Machine learning for inferring animal behavior from location and movement data

Abstract

Movement ecology has rapidly advanced owing to recent developments of animal-attached devices and wide applications of sophisticated statistical and machine learning techniques in analysis of animal movement data. Global Positioning System (GPS) transmitters used for estimating animal locations and tri-axial accelerometers used for measuring the 3-dimensional accelerations of animal's motion aid researchers in collecting location and locomotion data at fine spatial and temporal scales. Machine learning and other advanced statistical methods bridge conceptual models to data, providing insights into ecological and physiological mechanisms underlying animal behavior and movements. This study reviews the general principles and applications of state space models, hidden Markov models, random forests, and support vector machines in the inference of animal behavior from movement data.
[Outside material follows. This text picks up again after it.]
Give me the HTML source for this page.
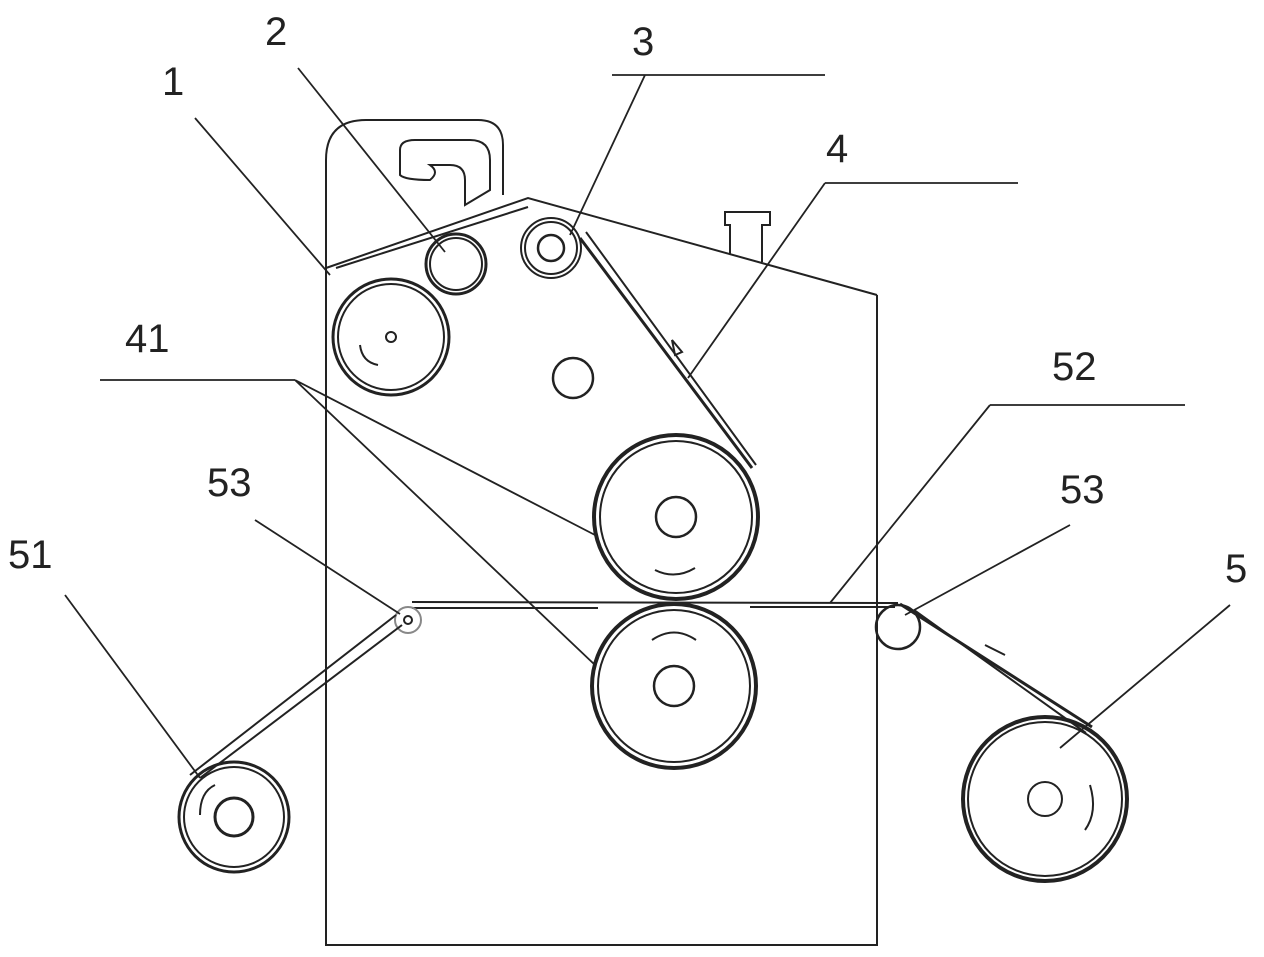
<!DOCTYPE html>
<html><head><meta charset="utf-8"><style>
html,body{margin:0;padding:0;background:#fff}
svg{display:block}
text{font-family:"Liberation Sans",sans-serif;font-size:40px;fill:#222}
</style></head><body>
<svg width="1264" height="957" viewBox="0 0 1264 957" xmlns="http://www.w3.org/2000/svg">
<g fill="none" stroke="#222" stroke-width="2">
<path d="M326,268 L326,945 L877,945 L877,295"/>
<path d="M326,268 L326,160 Q326,120 366,120 L478,120 Q503,120 503,145 L503,195"/>
<path d="M326,268 L528,198 L877,295"/>
<path d="M336,268 L528,207"/>
<path d="M400,175 L400,150 Q400,140 415,140 L470,140 Q490,140 490,160 L490,190 L465,205 L465,180 Q465,165 450,165 L430,165 Q440,172 430,180 Q405,180 400,175 Z"/>
<path d="M730,255 L730,225 L725,225 L725,212 L770,212 L770,225 L762,225 L762,262"/>
<circle cx="391" cy="337" r="58" stroke-width="3"/>
<circle cx="391" cy="337" r="53"/>
<circle cx="391" cy="337" r="5"/>
<path d="M360,345 Q362,362 378,365"/>
<circle cx="456" cy="264" r="30" stroke-width="3"/>
<circle cx="456" cy="264" r="26"/>
<circle cx="551" cy="248" r="30"/>
<circle cx="551" cy="248" r="26"/>
<circle cx="551" cy="248" r="13" stroke-width="2.5"/>
<circle cx="573" cy="378" r="20" stroke-width="2.5"/>
<path d="M580,238 L752,468" stroke-width="3"/>
<path d="M586,232 L756,465"/>
<path d="M672,340 L682,352 L675,355 Z"/>
<circle cx="676" cy="517" r="82" stroke-width="4"/>
<circle cx="676" cy="517" r="76"/>
<circle cx="676" cy="517" r="20" stroke-width="2.5"/>
<path d="M655,570 Q675,580 695,568" stroke-width="2"/>
<circle cx="674" cy="686" r="82" stroke-width="4"/>
<circle cx="674" cy="686" r="76"/>
<circle cx="674" cy="686" r="20" stroke-width="2.5"/>
<path d="M652,640 Q674,625 696,640"/>
<path d="M412,602 L898,603" stroke-width="2"/>
<path d="M412,608 L598,608"/>
<path d="M750,607 L895,607" stroke-width="2"/>
<circle cx="898" cy="627" r="22" stroke-width="2.5"/>
<path d="M900,604 L1092,727" stroke-width="3"/>
<path d="M914,610 L1086,733" stroke-width="2"/>
<path d="M985,645 L1005,655"/>
<circle cx="408" cy="620" r="13" stroke="#888"/>
<circle cx="408" cy="620" r="4"/>
<path d="M396,615 L190,775" stroke-width="2"/>
<path d="M402,625 L200,778" stroke-width="2"/>
<circle cx="234" cy="817" r="55" stroke-width="3"/>
<circle cx="234" cy="817" r="50"/>
<circle cx="234" cy="817" r="19" stroke-width="3"/>
<path d="M200,815 Q200,792 215,785"/>
<circle cx="1045" cy="799" r="82" stroke-width="4"/>
<circle cx="1045" cy="799" r="77"/>
<circle cx="1045" cy="799" r="17"/>
<path d="M1090,785 Q1098,812 1085,830" stroke-width="2"/>
<g stroke-width="1.8">
<path d="M195,118 L330,275"/>
<path d="M298,68 L445,252"/>
<path d="M612,75 L825,75 M645,75 L570,235"/>
<path d="M825,183 L1018,183 M825,183 L688,378"/>
<path d="M100,380 L295,380 M295,380 L595,535 M295,380 L595,665"/>
<path d="M990,405 L1185,405 M990,405 L830,603"/>
<path d="M255,520 L400,614"/>
<path d="M1070,525 L905,615"/>
<path d="M65,595 L200,778"/>
<path d="M1230,605 L1060,748"/>
</g>
</g>
<text x="162" y="95">1</text>
<text x="265" y="45">2</text>
<text x="632" y="55">3</text>
<text x="826" y="162">4</text>
<text x="125" y="352">41</text>
<text x="1052" y="380">52</text>
<text x="207" y="496">53</text>
<text x="1060" y="503">53</text>
<text x="8" y="568">51</text>
<text x="1225" y="582">5</text>
</svg>
</body></html>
Unsupervised learning algorithms, including Bayesian state space models implemented for robust correlated random walk models and hidden Markov models, help infer different behavioral modes using GPS location data. State space models can account for measurement error in GPS locations and estimate the true locations of animals; however, without including movement-state switching, state space models do not infer behavioral modes directly. On the contrary, hidden Markov models estimate the probabilities that animals switch between different behavioral modes. Nevertheless, hidden Markov models neither directly estimate animal locations nor account for measurement error explicitly. Supervised learning algorithms integrate data on locations and directional accelerations with synchronized behavioral observations (i.e., labels) to classify behaviors to pre-defined behavioral categories. Unlike unsupervised learning, supervised learning requires behavioral observations to label locations and accelerometer data to train the learning algorithms. However, behavioral observations synchronized with relocations and acceleration records are often missing or unattainable in many species, hindering the applications of supervised learning, making unsupervised learning a suitable tool for behavioral annotation of movement paths in secretive (cryptic) or less studied species. Environmental and behavioral annotations of animal movement paths by machine learning improve understanding the effects of environmental conditions on animal movements and behavioral decisions.